Heureusement, plus loin sur la route, là où le feu était passé depuis plus longtemps, la vie reprenait doucement. C’était incroyable: des fleurs bleues étaient apparues par milliers, jonchant le sol noir. En ouvrant la fenêtre, un son, celui du chant distant d’un oiseau, nous accueillait. En fait, nous réalisions que dans une forêt intacte ces fleurs n’auraient jamais pu apparaître, puisque l’accès au soleil leur aurait été bloqué par le feuillage dense des arbres. En mourant par le feu, ces géants avaient laissé place aux petits végétaux qui apparaissent en signe de renaissance. C’était un cycle. Un son doux des feuilles frôlées délicatement par le vent signait le retour à la vie. Un peu comme le son de la caresse d’une plume sur le revers de la main. Comme quoi la mort, la disparition du son, n’est pas la fin de la pièce musicale, mais plutôt la barre de reprise, la pause ou même le soupir qui ouvre la possibilité d’une nouvelle inspiration, du retour à la musique.

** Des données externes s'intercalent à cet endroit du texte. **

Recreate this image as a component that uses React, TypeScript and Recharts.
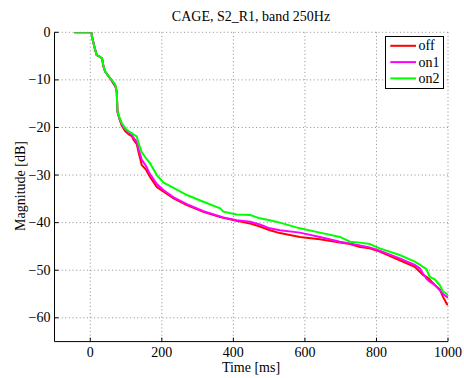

L’existence de la pièce entière dépend de ces silences. N’est-ce pas Miles Davis qui disait que « La véritable musique est le silence et toutes les notes ne font qu’encadrer ce silence » ? Dans un orchestre, on apprend aux musiciens à travailler ensemble dans une symbiose où les instruments puissants et retentissants doivent ménager les instruments légers, alors que ceux-ci enrichissent les premiers. Similairement, dans un paysage sonore où l’humain a sa place, une coexistence de la nature et des créations humaines est possible par le respect d’un certain équilibre. Nous avons tous un rôle dans la musique globale d’un paysage sonore. Pour entendre la beauté du tout, il faut d’abord apprendre à écouter. Et le silence dans tout cela, véritable joyau de ce monde musical, en permet le renouvellement. « Je considère le monde (…) comme une immense composition musicale »1.

Renaissance de la forêt, un peu plus loin.

RENAISSANCE DE LA COEXISTENCE MUSICALE – MONTRÉAL (CANADA)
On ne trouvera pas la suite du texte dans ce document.